We are all damaged, and therefore this kind of acceptance does not come easily to us. Many of us received conflicting messages as children about our identity, and we spend the bulk of our adult lives confused about who we are. Are we selfish if we pursue our own desires and dreams instead of conforming to what others want us to be?
I think that the answer is no. The only firm ground we have to stand on is the truth of who we really are. When we live from that place, we connect with joy and peace and happiness in a way we can only approximate when we are trying to please authority figures in our lives.
No one should have to perform to be loved. If you are stuck in relationships where you are constantly seeking approval in order to feel good about yourself, the only way to get free is to begin to approve yourself. Put all of that energy into your own identity. Get to know what your opinions are and express them.

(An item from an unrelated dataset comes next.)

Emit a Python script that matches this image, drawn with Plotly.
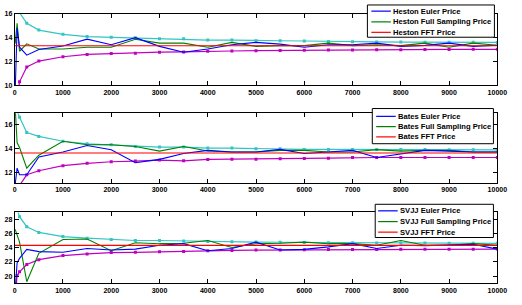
import plotly.graph_objects as go

W, H = 522, 305

N = [10, 50, 100, 250, 500, 1000, 1500, 2000, 2500, 3000, 3500, 4000, 4500, 5000,
     5500, 6000, 6500, 7000, 7500, 8000, 8500, 9000, 9500, 10000]
x_ticks = list(range(0, 10001, 1000))
x_ticklabels = [str(v) for v in x_ticks]

# Heston
heston_euler = [9.5, 14.8, 13.2, 12.53, 13.0, 13.3, 13.87, 13.4, 14.0, 13.27, 12.78, 13.05,
                13.4, 13.6, 13.46, 13.19, 13.4, 13.4, 13.54, 13.27, 13.35, 13.54, 13.27, 13.36]
heston_full = [13.5, 15.2, 12.86, 13.48, 13.05, 13.05, 13.19, 13.19, 13.87, 13.54, 13.54, 13.19,
               13.6, 13.27, 13.33, 13.33, 13.54, 13.33, 13.4, 13.33, 13.54, 13.19, 13.54, 13.36]
heston_fft = 13.32
heston_upper = [25.0, 17.5, 16.1, 15.2, 14.63, 14.28, 14.09, 14.03, 14.0, 13.9, 13.9, 13.8,
                13.8, 13.75, 13.74, 13.72, 13.68, 13.65, 13.64, 13.63, 13.62, 13.61, 13.61, 13.6]
heston_lower = [1.0, 9.0, 10.3, 11.55, 12.04, 12.4, 12.59, 12.67, 12.7, 12.78, 12.8, 12.86,
                12.88, 12.91, 12.93, 12.94, 12.97, 12.97, 12.98, 12.99, 13.0, 13.01, 13.02, 13.02]

# Bates
bates_euler = [11.0, 12.36, 11.8, 11.8, 13.31, 13.72, 14.27, 13.92, 12.82, 13.1, 13.6, 13.86,
               13.72, 13.72, 13.94, 13.59, 13.72, 13.86, 13.26, 13.59, 13.86, 13.8, 13.72, 13.72]
bates_full = [17.5, 14.5, 14.1, 12.36, 13.45, 14.63, 14.33, 14.33, 14.19, 13.8, 14.19, 13.8,
              13.72, 13.72, 13.86, 13.86, 13.72, 13.72, 13.92, 13.8, 13.86, 13.86, 13.72, 13.72]
bates_fft = 13.64
bates_upper = [19.0, 17.2, 16.65, 15.37, 15.04, 14.63, 14.41, 14.33, 14.19, 14.14, 14.14, 14.05,
               14.05, 14.0, 14.0, 13.94, 13.94, 13.94, 13.94, 13.93, 13.93, 13.92, 13.91, 13.9]
bates_lower = [8.0, 10.0, 10.9, 11.8, 12.14, 12.57, 12.77, 12.9, 12.96, 13.04, 12.98, 13.1,
               13.12, 13.12, 13.15, 13.18, 13.2, 13.26, 13.26, 13.26, 13.26, 13.26, 13.26, 13.26]

# SVJJ
svjj_euler = [18.0, 21.87, 22.5, 23.77, 23.45, 23.36, 23.9, 23.68, 23.81, 24.35, 24.58, 23.59,
              23.9, 24.8, 23.68, 23.77, 24.13, 24.58, 23.9, 24.35, 24.3, 24.35, 24.5, 23.81]
svjj_full = [26.6, 25.9, 24.8, 19.2, 23.22, 25.17, 25.25, 23.59, 24.72, 24.58, 24.63, 25.03,
             24.04, 24.58, 24.63, 24.8, 24.58, 24.58, 24.35, 25.03, 24.35, 24.35, 24.58, 24.35]
svjj_fft = 24.35
svjj_upper = [33.0, 29.5, 28.4, 26.98, 26.17, 25.58, 25.36, 25.17, 25.03, 25.03, 24.95, 24.9,
              24.85, 24.8, 24.78, 24.76, 24.72, 24.7, 24.69, 24.68, 24.66, 24.65, 24.64, 24.63]
svjj_lower = [17.0, 20.07, 20.6, 21.64, 22.32, 22.9, 23.13, 23.32, 23.36, 23.45, 23.47, 23.59,
              23.62, 23.68, 23.7, 23.72, 23.74, 23.77, 23.77, 23.78, 23.79, 23.8, 23.8, 23.81]

panels = [
    dict(name="Heston", euler=heston_euler, full=heston_full, fft=heston_fft,
         upper=heston_upper, lower=heston_lower, yrange=[10, 16], yticks=[10, 12, 14, 16]),
    dict(name="Bates", euler=bates_euler, full=bates_full, fft=bates_fft,
         upper=bates_upper, lower=bates_lower, yrange=[11.1, 17], yticks=[12, 14, 16]),
    dict(name="SVJJ", euler=svjj_euler, full=svjj_full, fft=svjj_fft,
         upper=svjj_upper, lower=svjj_lower, yrange=[19, 29], yticks=[20, 22, 24, 26, 28]),
]
labels = ["Euler Price", "Full Sampling Price", "FFT Price"]

BLUE = "#0000ff"
GREEN = "#008000"
RED = "#ff0000"
CYAN = "#33c4c4"
MAGENTA = "#c000c0"

FAM = "Liberation Sans, Arial, sans-serif"

# pixel geometry
x0px, x1px = 13, 507
panel_px = [(10, 83.3), (111.7, 183.3), (213.3, 285.7)]
legend_px = [
    dict(box=(374, 1, 504, 34), rows=[7.3, 18.3, 29], line=(378, 398), text=399),
    dict(box=(379, 107, 503, 143), rows=[115, 125.5, 136], line=(383, 403), text=404),
    dict(box=(382, 205, 503, 239), rows=[211.7, 222.7, 233.5], line=(385, 405), text=406),
]

def px(x):
    return x / W

def py(y):
    return 1 - y / H

fig = go.Figure()
tickfont = dict(family=FAM, size=7, color="black", weight="bold")
shapes = []
annotations = []

for i, p in enumerate(panels):
    k = "" if i == 0 else str(i + 1)
    xa, ya = "x" + k, "y" + k
    fft_line = [p["fft"]] * len(N)
    fig.add_trace(go.Scatter(x=N, y=p["upper"], mode="lines+markers", xaxis=xa, yaxis=ya,
                             line=dict(color=CYAN, width=1.2),
                             marker=dict(symbol="square", size=3, color=CYAN), showlegend=False))
    fig.add_trace(go.Scatter(x=N, y=p["lower"], mode="lines+markers", xaxis=xa, yaxis=ya,
                             line=dict(color=MAGENTA, width=1.2),
                             marker=dict(symbol="square", size=3, color=MAGENTA), showlegend=False))
    fig.add_trace(go.Scatter(x=N, y=p["full"], mode="lines", xaxis=xa, yaxis=ya,
                             line=dict(color=GREEN, width=1.1), showlegend=False))
    fig.add_trace(go.Scatter(x=N, y=p["euler"], mode="lines", xaxis=xa, yaxis=ya,
                             line=dict(color=BLUE, width=1.1), showlegend=False))
    fig.add_trace(go.Scatter(x=[0] + N, y=[p["fft"]] + fft_line, mode="lines", xaxis=xa, yaxis=ya,
                             line=dict(color=RED, width=1.2), showlegend=False))

    top, bot = panel_px[i]
    axcommon = dict(showline=True, linecolor="black", linewidth=1, mirror="ticks",
                    ticks="inside", ticklen=4, tickcolor="black", showgrid=False,
                    zeroline=False, tickfont=tickfont)
    fig.update_layout(**{
        "xaxis" + k: dict(domain=[px(x0px), px(x1px)], range=[0, 10000],
                          tickvals=x_ticks, ticktext=x_ticklabels, anchor=ya, **axcommon),
        "yaxis" + k: dict(domain=[py(bot), py(top)], range=p["yrange"],
                          tickvals=p["yticks"], ticktext=[str(v) for v in p["yticks"]],
                          anchor=xa, **axcommon),
    })

    # manual legend
    L = legend_px[i]
    bx0, by0, bx1, by1 = L["box"]
    shapes.append(dict(type="rect", xref="paper", yref="paper",
                       x0=px(bx0), x1=px(bx1), y0=py(by1), y1=py(by0),
                       line=dict(color="black", width=1), fillcolor="white", layer="above"))
    for col, lab, ry in zip([BLUE, GREEN, RED], labels, L["rows"]):
        shapes.append(dict(type="line", xref="paper", yref="paper",
                           x0=px(L["line"][0]), x1=px(L["line"][1]), y0=py(ry), y1=py(ry),
                           line=dict(color=col, width=1.2), layer="above"))
        annotations.append(dict(xref="paper", yref="paper", x=px(L["text"]), y=py(ry),
                                xanchor="left", yanchor="middle", showarrow=False,
                                borderpad=0,
                                text="%s %s" % (p["name"], lab),
                                font=dict(family=FAM, size=7.6, color="black", weight="bold")))

fig.update_layout(width=W, height=H, margin=dict(l=0, r=0, t=0, b=0),
                  paper_bgcolor="white", plot_bgcolor="white",
                  shapes=shapes, annotations=annotations, showlegend=False,
                  font=dict(family=FAM))

fig.write_html("out.html")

There will be fall-out. People who are accustomed to dictating to you may be shocked and unhappy. Stay on this path and it will lead you to yourself, and when you fully possess your own identity no one can take it away from you again without your permission. Become more deliberate about who you are. Don't give control of your own emotions to someone else.
Other people can be unhappy or angry and you can hold the space within yourself to feel how you want to feel at any given time. You can unhitch your wagon from someone else's emotional horse. You can care about others without taking on their problems as your own. It's possible because I've done it, and I used to carry everyone's pain as my own.
Eventually the weight was far too heavy for me. I was suffocating under a blanket of other people's issues, and I had to shake it all off and decide not to take on any more. I learned to feel my own emotions and allow others to manage theirs. It was the best thing I ever did because suddenly I was living life on my terms, and I could understand what true happiness and freedom felt like.
We are meant to be who we are. Not who our parents/friends/pastors/teachers/society expect us to be. We can identify the roles we've been playing in order to be loved and start living as ourselves all of the time. Relationships will fail but new and more authentic ones will rise up to take their place. We will develop true confidence in ourselves and learn to love who we are and acceptance lives in that space.